Wednesday, August 31, 2011

Motivated?

I have been battling a lack of motivation this week. It is so hard for me to explain, it isn't just being tired, it is just a feeling of total inability to get anything done. The problem is, the clutter and dishes drive me absolutely bonkers. So I sit here, unable to get up and deal with it, while it drives me to insanity. Makes no sense right? I know. I could get 10hrs of sleep (although I don't) and still would feel so tired and unmotivated. I think partly to blame is the fact that Eric and I have not spent any quality time together all week. I work days, he works nights, and we just never get time to see each other. He is sleeping all morning and is just waking up when I am out the door. It is very frustrating, and I feel alone sometimes. It is hard to be a single mom!
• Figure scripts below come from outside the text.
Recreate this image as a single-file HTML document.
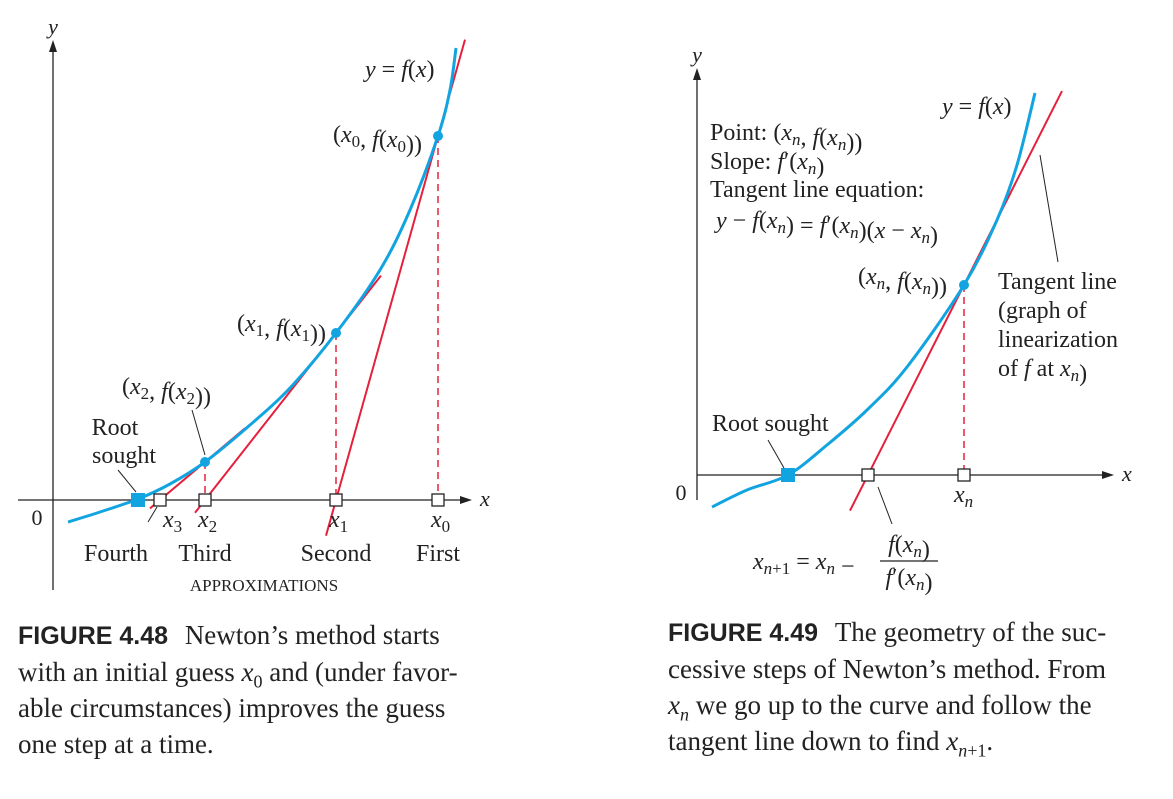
<!DOCTYPE html>
<html><head><meta charset="utf-8">
<style>
body{margin:0;background:#fff;width:1173px;height:799px;overflow:hidden;position:relative;font-family:"Liberation Serif",serif;}
svg{position:absolute;left:0;top:0}
.cap{position:absolute;font-size:27px;line-height:36px;color:#222;white-space:nowrap}
.cap b{font-family:"Liberation Sans",sans-serif;font-size:25px;margin-right:10px}
.cap sub{font-size:18px;line-height:0}
</style></head><body>
<svg width="1173" height="799" font-family="Liberation Serif, serif" font-size="24" fill="#222">
<g id="L"></g>
<g id="R"></g>
</svg>
<div class="cap" style="left:18px;top:617px"><b>FIGURE 4.48</b>&nbsp;Newton’s method starts<br>with an initial guess <i>x</i><sub>0</sub> and (under favor-<br>able circumstances) improves the guess<br>one step at a time.</div>
<div class="cap" style="left:668px;top:614px"><b>FIGURE 4.49</b>&nbsp;The geometry of the suc-<br>cessive steps of Newton’s method. From<br><i>x<sub>n</sub></i> we go up to the curve and follow the<br>tangent line down to find <i>x</i><sub><i>n</i>+1</sub>.</div>
<script>
// Left figure data (units: 100px)
const leftCurveX=[0.15,0.47,0.85,1.17,1.52,1.97,2.37,2.83,3.27,3.57,3.85,3.97,4.03];
const leftCurveY=[-0.22,-0.12,0.01,0.16,0.38,0.75,1.12,1.67,2.30,2.90,3.64,4.10,4.52];
const leftIterX=[3.85,2.83,1.52];        // x0,x1,x2
const leftIterY=[3.64,1.67,0.38];
const leftRootX=[0.85];
const leftNextX=[2.83,1.52,1.07];        // x1,x2,x3
// Right figure data
const rightCurveX=[0.15,0.5,0.91,1.3,1.7,2.1,2.67,3.0,3.2,3.38];
const rightCurveY=[-0.32,-0.15,0.0,0.3,0.65,1.08,1.90,2.55,3.1,3.82];
const rightXn=[2.67], rightFxn=[1.90], rightNext=[1.71], rightRoot=[0.91];

const NS="http://www.w3.org/2000/svg";
function mk(parent,tag,attrs,text){const e=document.createElementNS(NS,tag);for(const k in attrs)e.setAttribute(k,attrs[k]);if(text!==undefined)e.innerHTML=text;parent.appendChild(e);return e;}
const BLUE="#12a4e0",RED="#e5203c";
function smooth(P){let d=`M${P[0][0]},${P[0][1]}`;
  for(let i=0;i<P.length-1;i++){const p0=P[Math.max(i-1,0)],p1=P[i],p2=P[i+1],p3=P[Math.min(i+2,P.length-1)];
    d+=` C${p1[0]+(p2[0]-p0[0])/6},${p1[1]+(p2[1]-p0[1])/6} ${p2[0]-(p3[0]-p1[0])/6},${p2[1]-(p3[1]-p1[1])/6} ${p2[0]},${p2[1]}`;}
  return d;}

function draw(g,ox,oy,cx,cy,iterX,iterY,nextX,rootX,opts){
  const sx=v=>ox+v*100, sy=v=>oy-v*100;
  let a=mk(g,'line',{x1:opts.xa0,y1:oy,x2:opts.xa1,y2:oy,stroke:'#222','stroke-width':1.3});
  
  mk(g,'path',{d:`M${opts.xa1+8},${oy} l-12,-4 l0,8z`,fill:'#222'});
  a=mk(g,'line',{x1:ox,y1:opts.ya1,x2:ox,y2:opts.ya0,stroke:'#222','stroke-width':1.3});
  
  mk(g,'path',{d:`M${ox},${opts.ya0-8} l-4,12 l8,0z`,fill:'#222'});
  mk(g,'text',{x:ox,y:opts.ya0-14,'text-anchor':'middle','font-style':'italic','font-size':22},'y');
  mk(g,'text',{x:opts.xa1+16,y:oy+6,'font-style':'italic','font-size':22},'x');
  mk(g,'text',{x:ox-16,y:oy+25,'text-anchor':'middle','font-size':22},'0');
  for(let i=0;i<iterX.length;i++){
    const x0=iterX[i],y0=iterY[i],x1=nextX[i],m=y0/(x0-x1);
    const ext=opts.ext[i];
    const t=mk(g,'line',{x1:sx(x1-opts.below[i]),y1:sy(-m*opts.below[i]),x2:sx(x0+ext),y2:sy(y0+m*ext),stroke:RED,'stroke-width':2});
    
    mk(g,'line',{x1:sx(x0),y1:sy(y0),x2:sx(x0),y2:oy,stroke:RED,'stroke-width':1.5,'stroke-dasharray':'7,5'});
  }
  const c=mk(g,'path',{d:smooth(cx.map((v,i)=>[sx(v),sy(cy[i])])),fill:'none',stroke:BLUE,'stroke-width':3});
  
  const sq=[...new Set([...iterX,...nextX])];
  sq.forEach(v=>{const r=mk(g,'rect',{x:sx(v)-6,y:oy-6,width:12,height:12,fill:'#fff',stroke:'#222','stroke-width':1.3});
    });
  rootX.forEach(v=>{const r=mk(g,'rect',{x:sx(v)-7,y:oy-7,width:14,height:14,fill:BLUE});
    });
  iterX.forEach((v,i)=>{const p=mk(g,'circle',{cx:sx(v),cy:sy(iterY[i]),r:5,fill:BLUE});
    });
  return {sx,sy};
}
const L=document.getElementById('L');
const l=draw(L,53,500,leftCurveX,leftCurveY,leftIterX,leftIterY,leftNextX,leftRootX,
  {xa0:18,xa1:464,ya0:48,ya1:590,ext:[0.27,0.45,0.4],below:[0.1,0.1,0.1]});
const sub=(b,s)=>`<tspan font-style="italic">${b}</tspan><tspan font-size="17" dy="5" font-style="${s==='n'?'italic':'normal'}">${s}</tspan><tspan dy="-5"></tspan>`;
[[3.85,'0'],[2.83,'1'],[1.52,'2'],[1.07,'3']].forEach(([v,s])=>{
  mk(L,'text',{x:l.sx(v)-(s==='3'?-3:7),y:527},sub('x',s));
});
mk(L,'line',{x1:148,y1:522,x2:157,y2:507,stroke:'#222'});
[['Fourth',116],['Third',205],['Second',336],['First',438]].forEach(([t,x])=>mk(L,'text',{x,y:561,'text-anchor':'middle'},t));
mk(L,'text',{x:264,y:591,'text-anchor':'middle','font-size':17},'APPROXIMATIONS');
mk(L,'text',{x:365,y:77},'<tspan font-style="italic">y</tspan> = <tspan font-style="italic">f</tspan>(<tspan font-style="italic">x</tspan>)');
const pt=s=>`(${sub('x',s)}, <tspan font-style="italic">f</tspan>(${sub('x',s)}))`;
mk(L,'text',{x:333,y:142},pt('0'));
mk(L,'text',{x:237,y:331},pt('1'));
mk(L,'text',{x:122,y:394},pt('2'));
mk(L,'line',{x1:192,y1:410,x2:205,y2:455,stroke:'#222'});
mk(L,'text',{x:115,y:435,'text-anchor':'middle'},'Root');
mk(L,'text',{x:124,y:463,'text-anchor':'middle'},'sought');
mk(L,'line',{x1:118,y1:470,x2:136,y2:492,stroke:'#222'});

const R=document.getElementById('R');
const r=draw(R,697,475,rightCurveX,rightCurveY,rightXn,rightFxn,rightNext,rightRoot,
  {xa0:697,xa1:1106,ya0:76,ya1:500,ext:[0.98],below:[0.18]});
mk(R,'text',{x:954,y:502},sub('x','n'));
mk(R,'text',{x:710,y:140},'Point: ('+sub('x','n')+', <tspan font-style="italic">f</tspan>('+sub('x','n')+'))');
mk(R,'text',{x:710,y:169},'Slope: <tspan font-style="italic">f</tspan>′('+sub('x','n')+')');
mk(R,'text',{x:710,y:197},'Tangent line equation:');
mk(R,'text',{x:716,y:228},'<tspan font-style="italic">y</tspan> − <tspan font-style="italic">f</tspan>('+sub('x','n')+') = <tspan font-style="italic">f</tspan>′('+sub('x','n')+')(<tspan font-style="italic">x</tspan> − '+sub('x','n')+')');
mk(R,'text',{x:942,y:114},'<tspan font-style="italic">y</tspan> = <tspan font-style="italic">f</tspan>(<tspan font-style="italic">x</tspan>)');
mk(R,'text',{x:858,y:284},pt('n'));
['Tangent line','(graph of','linearization'].forEach((t,i)=>mk(R,'text',{x:998,y:289+i*29},t));
mk(R,'text',{x:998,y:376},'of <tspan font-style="italic">f</tspan> at '+sub('x','n')+')');
mk(R,'line',{x1:1058,y1:262,x2:1040,y2:155,stroke:'#222'});
mk(R,'text',{x:712,y:431},'Root sought');
mk(R,'line',{x1:768,y1:440,x2:784,y2:468,stroke:'#222'});
mk(R,'line',{x1:878,y1:487,x2:892,y2:524,stroke:'#222'});
mk(R,'text',{x:753,y:569},'<tspan font-style="italic">x</tspan><tspan font-size="17" dy="5"><tspan font-style="italic">n</tspan>+1</tspan><tspan dy="-5"> = </tspan>'+sub('x','n')+'<tspan> − </tspan>');
mk(R,'text',{x:909,y:552,'text-anchor':'middle'},'<tspan font-style="italic">f</tspan>('+sub('x','n')+')');
mk(R,'line',{x1:880,y1:561,x2:938,y2:561,stroke:'#222','stroke-width':1.2});
mk(R,'text',{x:909,y:585,'text-anchor':'middle'},'<tspan font-style="italic">f</tspan>′('+sub('x','n')+')');
</script>
</body></html>
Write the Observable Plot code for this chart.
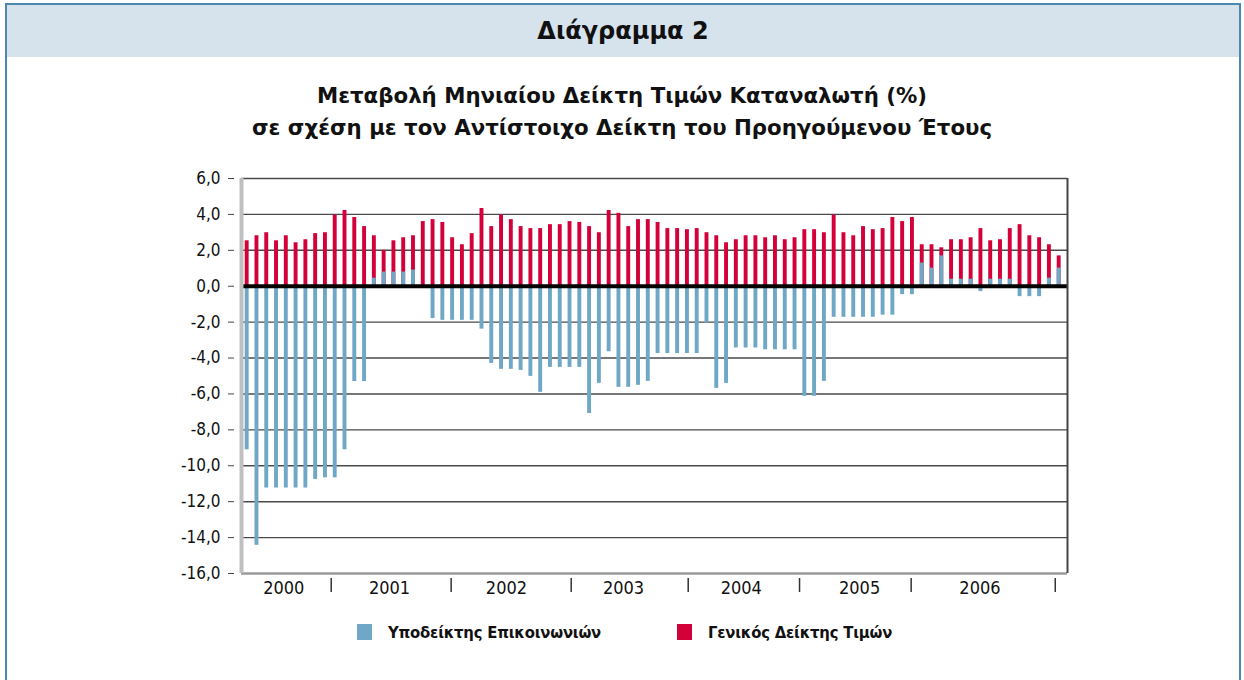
<!DOCTYPE html>
<html>
<head>
<meta charset="utf-8">
<script src="https://cdn.jsdelivr.net/npm/d3@7"></script>
<script src="https://cdn.jsdelivr.net/npm/@observablehq/plot@0.6"></script>
<style>
  html, body { margin: 0; padding: 0; background: #fff; }
  body { width: 1244px; height: 680px; overflow: hidden; position: relative; font-family: "DejaVu Sans", sans-serif; }
  #frame { position: absolute; left: 5px; top: 3px; width: 1236px; height: 720px; border: 2px solid #4a88b0; box-sizing: border-box; }
  #header { position: absolute; left: 0; top: 0; right: 0; height: 52px; background: #d6e3ed; display: flex; align-items: center; justify-content: center; font-weight: bold; font-size: 24px; color: #111; }
  #title { position: absolute; left: 0; right: 0; top: 80px; text-align: center; font-weight: bold; font-size: 21.3px; line-height: 32px; color: #111; }
  #chart { position: absolute; left: 0; top: 160px; }
  #legend { position: absolute; top: 622px; left: 0; width: 1244px; height: 20px; font-family: "Liberation Sans Narrow", "DejaVu Sans Condensed", "Arial Narrow", sans-serif; font-stretch: condensed; font-weight: bold; font-size: 16.5px; letter-spacing: -0.2px; color: #111; }
  .item { position: absolute; top: 0; display: flex; align-items: center; height: 20px; }
  .sw { width: 15px; height: 16px; margin-right: 16px; }
</style>
</head>
<body>
<div id="frame">
  <div id="header">Διάγραμμα 2</div>
</div>
<div id="title">Μεταβολή Μηνιαίου Δείκτη Τιμών Καταναλωτή (%)<br>σε σχέση με τον Αντίστοιχο Δείκτη του Προηγούμενου Έτους</div>
<div id="chart"></div>
<div id="legend">
  <div class="item" style="left:357px"><div class="sw" style="background:#6fa7c7"></div><span>Υποδείκτης Επικοινωνιών</span></div>
  <div class="item" style="left:677px"><div class="sw" style="background:#d3003a"></div><span>Γενικός Δείκτης Τιμών</span></div>
</div>
<script>
// Monthly values, 84 months (2000–2006)
const generalIndex = [
  2.53, 2.81, 2.98, 2.53, 2.81, 2.42, 2.59, 2.93, 2.98, 3.96, 4.22, 3.83,
  3.32, 2.81, 2.00, 2.53, 2.70, 2.81, 3.60, 3.71, 3.55, 2.70, 2.31, 2.93,
  4.33, 3.32, 3.96, 3.71, 3.32, 3.21, 3.21, 3.43, 3.43, 3.60, 3.55, 3.32,
  2.98, 4.22, 4.06, 3.32, 3.71, 3.71, 3.55, 3.21, 3.21, 3.15, 3.21, 2.98,
  2.81, 2.42, 2.59, 2.81, 2.81, 2.70, 2.81, 2.59, 2.70, 3.15, 3.15, 2.98,
  3.96, 2.98, 2.81, 3.32, 3.15, 3.21, 3.83, 3.60, 3.83, 2.31, 2.31, 2.14,
  2.59, 2.59, 2.70, 3.21, 2.53, 2.59, 3.21, 3.43, 2.81, 2.70, 2.31, 1.69
];
const commIndex = [
  -9.11, -14.43, -11.24, -11.24, -11.24, -11.24, -11.24, -10.76, -10.67, -10.67, -9.11, -5.31,
  -5.31, 0.45, 0.79, 0.79, 0.79, 0.90, 0.00, -1.80, -1.90, -1.90, -1.90, -1.90,
  -2.39, -4.30, -4.63, -4.63, -4.69, -5.02, -5.91, -4.52, -4.52, -4.52, -4.52, -7.09,
  -5.41, -3.65, -5.63, -5.63, -5.52, -5.30, -3.75, -3.75, -3.75, -3.75, -3.75, -2.05,
  -5.69, -5.41, -3.44, -3.44, -3.44, -3.54, -3.54, -3.54, -3.54, -6.13, -6.13, -5.30,
  -1.73, -1.73, -1.73, -1.73, -1.73, -1.61, -1.61, -0.47, -0.47, 1.29, 1.01, 1.69,
  0.39, 0.39, 0.39, -0.30, 0.39, 0.39, 0.39, -0.58, -0.58, -0.58, 0.45, 1.01
];
const yearLabels = ["2000", "2001", "2002", "2003", "2004", "2005", "2006"];
const yearLabelAt = [4.74, 15.55, 27.5, 39.47, 51.5, 63.6, 75.9];   // in month units
const yearTickAt = [9.59, 21.85, 34.12, 46.08, 57.46, 68.87, 83.6]; // in month units
const yTicks = [6, 4, 2, 0, -2, -4, -6, -8, -10, -12, -14, -16];

const RED = "#d3003a", BLUE = "#6fa7c7";
const months = generalIndex.map((g, k) => ({ i: k + 1, general: g, comm: commIndex[k] }));
const hw = 0.2;
const xDomain = [0.42, 84.85];
const yDomain = [-16, 6];
const tickFont = `"Liberation Sans Narrow", "DejaVu Sans Condensed", "Arial Narrow", sans-serif`;

const chart = Plot.plot({
  width: 1244,
  height: 450,
  marginLeft: 241,
  marginRight: 177,
  marginTop: 18,
  marginBottom: 37,
  style: { fontFamily: tickFont, fontSize: "17px", color: "#111", background: "transparent", overflow: "visible" },
  x: { type: "linear", domain: xDomain, axis: null },
  y: { domain: yDomain, axis: null },
  marks: [
    Plot.ruleY(yTicks.filter(v => v > -16), { stroke: "#4a4a4a", strokeWidth: 1.4 }),
    Plot.rectY(months, { x1: d => d.i - hw, x2: d => d.i + hw, y1: 0, y2: "general", fill: RED }),
    Plot.rectY(months, { x1: d => d.i - hw, x2: d => d.i + hw, y1: 0, y2: "comm", fill: BLUE }),
    Plot.ruleY([0], { stroke: "#000", strokeWidth: 4 }),
    Plot.ruleY([yDomain[0]], { stroke: "#9a9a9a", strokeWidth: 2.5 }),
    Plot.ruleX([xDomain[0]], { stroke: "#c0c0c0", strokeWidth: 4 }),
    Plot.ruleX([xDomain[1]], { stroke: "#444", strokeWidth: 2 }),
    Plot.axisY(yTicks, {
      anchor: "left",
      tickSize: 6,
      tickPadding: 8,
      dx: -7,
      stroke: "#444",
      fontSize: 17,
      tickFormat: d => d.toFixed(1).replace(".", ",")
    }),
    Plot.axisX(yearTickAt, { anchor: "bottom", tickSize: 14, dy: 5, stroke: "#333", strokeWidth: 1.5, tickFormat: () => "" }),
    Plot.text(yearLabels, { x: (d, k) => yearLabelAt[k], frameAnchor: "bottom", dy: 20, fontSize: 18, fill: "#111" })
  ]
});
document.getElementById("chart").appendChild(chart);
</script>
</body>
</html>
Eric is not able to contribute much to caring for the kids now, and although I am eternally grateful for the opportunity to be home with them, I still need a break sometimes! I don't know a good solution for it, but I hope one comes soon. Maybe he will start working days, that would be much better. I miss having family time together, and it would be nice to be able to load the dishwasher without a kid hanging on my leg or feeling so tired from the day that I can't keep my eyes open. I have to remind myself, this is just a short season in our lives. I need to appreciate it for all that it is, even if it is hard. God has been so gracious to me, and given me a gift I never expected to receive. Before I know it my babies will be grown and leave me, and I will wish I had a little one hanging on my leg while I load the dishwasher. OK, now I'm crying....time to be done!